** start **

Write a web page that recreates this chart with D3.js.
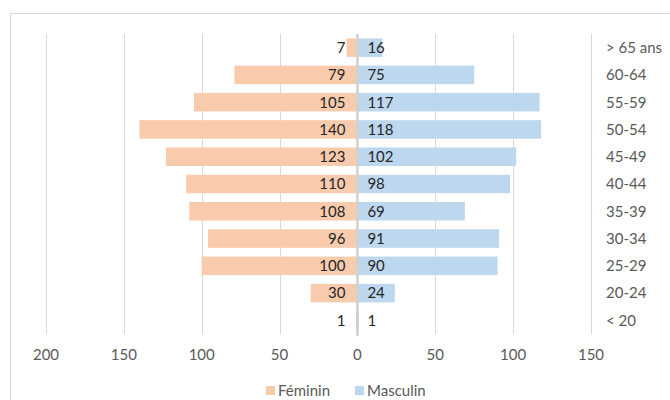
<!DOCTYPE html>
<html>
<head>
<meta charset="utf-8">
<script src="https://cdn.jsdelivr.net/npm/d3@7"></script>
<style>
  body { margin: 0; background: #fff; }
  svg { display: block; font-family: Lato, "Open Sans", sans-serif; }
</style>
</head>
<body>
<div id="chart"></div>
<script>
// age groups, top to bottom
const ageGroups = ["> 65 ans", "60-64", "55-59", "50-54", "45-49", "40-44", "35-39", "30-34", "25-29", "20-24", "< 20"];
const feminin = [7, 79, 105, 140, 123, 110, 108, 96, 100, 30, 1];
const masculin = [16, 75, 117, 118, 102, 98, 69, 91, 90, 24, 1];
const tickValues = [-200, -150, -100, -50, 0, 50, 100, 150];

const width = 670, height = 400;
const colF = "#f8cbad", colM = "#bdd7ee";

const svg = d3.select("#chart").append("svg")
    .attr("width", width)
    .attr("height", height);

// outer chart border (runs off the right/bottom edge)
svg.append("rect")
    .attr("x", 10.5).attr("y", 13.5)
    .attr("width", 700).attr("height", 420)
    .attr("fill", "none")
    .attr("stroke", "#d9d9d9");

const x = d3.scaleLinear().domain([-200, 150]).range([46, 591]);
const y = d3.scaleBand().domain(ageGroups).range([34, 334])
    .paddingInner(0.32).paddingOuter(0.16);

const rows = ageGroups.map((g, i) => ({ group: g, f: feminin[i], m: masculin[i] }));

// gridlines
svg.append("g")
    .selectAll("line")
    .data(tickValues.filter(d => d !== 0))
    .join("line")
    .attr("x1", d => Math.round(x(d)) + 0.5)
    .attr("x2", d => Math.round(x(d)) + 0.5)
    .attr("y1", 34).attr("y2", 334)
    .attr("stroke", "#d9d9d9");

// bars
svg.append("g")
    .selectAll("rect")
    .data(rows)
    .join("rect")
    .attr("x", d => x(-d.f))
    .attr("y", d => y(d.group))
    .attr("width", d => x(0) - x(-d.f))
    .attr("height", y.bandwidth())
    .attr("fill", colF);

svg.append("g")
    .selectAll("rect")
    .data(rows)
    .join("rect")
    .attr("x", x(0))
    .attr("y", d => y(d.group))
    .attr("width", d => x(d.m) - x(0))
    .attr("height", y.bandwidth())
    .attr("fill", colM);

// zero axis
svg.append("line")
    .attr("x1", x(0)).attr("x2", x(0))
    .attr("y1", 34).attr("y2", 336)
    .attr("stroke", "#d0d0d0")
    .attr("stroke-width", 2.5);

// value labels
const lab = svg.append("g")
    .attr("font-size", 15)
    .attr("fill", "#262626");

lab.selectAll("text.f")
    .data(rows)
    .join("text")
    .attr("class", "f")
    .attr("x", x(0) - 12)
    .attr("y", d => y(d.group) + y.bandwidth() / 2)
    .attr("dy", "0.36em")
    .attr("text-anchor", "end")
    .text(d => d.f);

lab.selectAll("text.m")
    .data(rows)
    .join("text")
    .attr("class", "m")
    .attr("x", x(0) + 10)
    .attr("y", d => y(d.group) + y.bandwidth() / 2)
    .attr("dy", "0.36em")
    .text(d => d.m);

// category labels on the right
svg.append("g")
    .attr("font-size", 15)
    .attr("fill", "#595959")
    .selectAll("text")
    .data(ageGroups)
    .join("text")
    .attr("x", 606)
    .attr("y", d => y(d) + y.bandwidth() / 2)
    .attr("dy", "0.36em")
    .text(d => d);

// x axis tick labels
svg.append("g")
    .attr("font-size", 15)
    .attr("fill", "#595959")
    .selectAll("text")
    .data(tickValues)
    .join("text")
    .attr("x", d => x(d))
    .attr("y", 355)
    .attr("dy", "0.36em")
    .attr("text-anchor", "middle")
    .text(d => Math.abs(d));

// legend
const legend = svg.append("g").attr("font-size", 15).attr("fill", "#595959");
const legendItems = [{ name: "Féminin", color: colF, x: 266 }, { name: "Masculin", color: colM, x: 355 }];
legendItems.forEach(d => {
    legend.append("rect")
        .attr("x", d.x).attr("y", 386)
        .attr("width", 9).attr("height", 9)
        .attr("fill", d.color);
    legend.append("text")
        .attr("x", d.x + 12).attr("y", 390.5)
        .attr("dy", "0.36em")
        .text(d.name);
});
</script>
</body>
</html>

** end **

Replicate the material above verbatim; images stay out of the copy.

** EXPECTED OUTPUT **
Write a web page that recreates this chart with D3.js.
<!DOCTYPE html>
<html>
<head>
<meta charset="utf-8">
<script src="https://cdn.jsdelivr.net/npm/d3@7"></script>
<style>
  body { margin: 0; background: #fff; }
  svg { display: block; font-family: Lato, "Open Sans", sans-serif; }
</style>
</head>
<body>
<div id="chart"></div>
<script>
// age groups, top to bottom
const ageGroups = ["> 65 ans", "60-64", "55-59", "50-54", "45-49", "40-44", "35-39", "30-34", "25-29", "20-24", "< 20"];
const feminin = [7, 79, 105, 140, 123, 110, 108, 96, 100, 30, 1];
const masculin = [16, 75, 117, 118, 102, 98, 69, 91, 90, 24, 1];
const tickValues = [-200, -150, -100, -50, 0, 50, 100, 150];

const width = 670, height = 400;
const colF = "#f8cbad", colM = "#bdd7ee";

const svg = d3.select("#chart").append("svg")
    .attr("width", width)
    .attr("height", height);

// outer chart border (runs off the right/bottom edge)
svg.append("rect")
    .attr("x", 10.5).attr("y", 13.5)
    .attr("width", 700).attr("height", 420)
    .attr("fill", "none")
    .attr("stroke", "#d9d9d9");

const x = d3.scaleLinear().domain([-200, 150]).range([46, 591]);
const y = d3.scaleBand().domain(ageGroups).range([34, 334])
    .paddingInner(0.32).paddingOuter(0.16);

const rows = ageGroups.map((g, i) => ({ group: g, f: feminin[i], m: masculin[i] }));

// gridlines
svg.append("g")
    .selectAll("line")
    .data(tickValues.filter(d => d !== 0))
    .join("line")
    .attr("x1", d => Math.round(x(d)) + 0.5)
    .attr("x2", d => Math.round(x(d)) + 0.5)
    .attr("y1", 34).attr("y2", 334)
    .attr("stroke", "#d9d9d9");

// bars
svg.append("g")
    .selectAll("rect")
    .data(rows)
    .join("rect")
    .attr("x", d => x(-d.f))
    .attr("y", d => y(d.group))
    .attr("width", d => x(0) - x(-d.f))
    .attr("height", y.bandwidth())
    .attr("fill", colF);

svg.append("g")
    .selectAll("rect")
    .data(rows)
    .join("rect")
    .attr("x", x(0))
    .attr("y", d => y(d.group))
    .attr("width", d => x(d.m) - x(0))
    .attr("height", y.bandwidth())
    .attr("fill", colM);

// zero axis
svg.append("line")
    .attr("x1", x(0)).attr("x2", x(0))
    .attr("y1", 34).attr("y2", 336)
    .attr("stroke", "#d0d0d0")
    .attr("stroke-width", 2.5);

// value labels
const lab = svg.append("g")
    .attr("font-size", 15)
    .attr("fill", "#262626");

lab.selectAll("text.f")
    .data(rows)
    .join("text")
    .attr("class", "f")
    .attr("x", x(0) - 12)
    .attr("y", d => y(d.group) + y.bandwidth() / 2)
    .attr("dy", "0.36em")
    .attr("text-anchor", "end")
    .text(d => d.f);

lab.selectAll("text.m")
    .data(rows)
    .join("text")
    .attr("class", "m")
    .attr("x", x(0) + 10)
    .attr("y", d => y(d.group) + y.bandwidth() / 2)
    .attr("dy", "0.36em")
    .text(d => d.m);

// category labels on the right
svg.append("g")
    .attr("font-size", 15)
    .attr("fill", "#595959")
    .selectAll("text")
    .data(ageGroups)
    .join("text")
    .attr("x", 606)
    .attr("y", d => y(d) + y.bandwidth() / 2)
    .attr("dy", "0.36em")
    .text(d => d);

// x axis tick labels
svg.append("g")
    .attr("font-size", 15)
    .attr("fill", "#595959")
    .selectAll("text")
    .data(tickValues)
    .join("text")
    .attr("x", d => x(d))
    .attr("y", 355)
    .attr("dy", "0.36em")
    .attr("text-anchor", "middle")
    .text(d => Math.abs(d));

// legend
const legend = svg.append("g").attr("font-size", 15).attr("fill", "#595959");
const legendItems = [{ name: "Féminin", color: colF, x: 266 }, { name: "Masculin", color: colM, x: 355 }];
legendItems.forEach(d => {
    legend.append("rect")
        .attr("x", d.x).attr("y", 386)
        .attr("width", 9).attr("height", 9)
        .attr("fill", d.color);
    legend.append("text")
        .attr("x", d.x + 12).attr("y", 390.5)
        .attr("dy", "0.36em")
        .text(d.name);
});
</script>
</body>
</html>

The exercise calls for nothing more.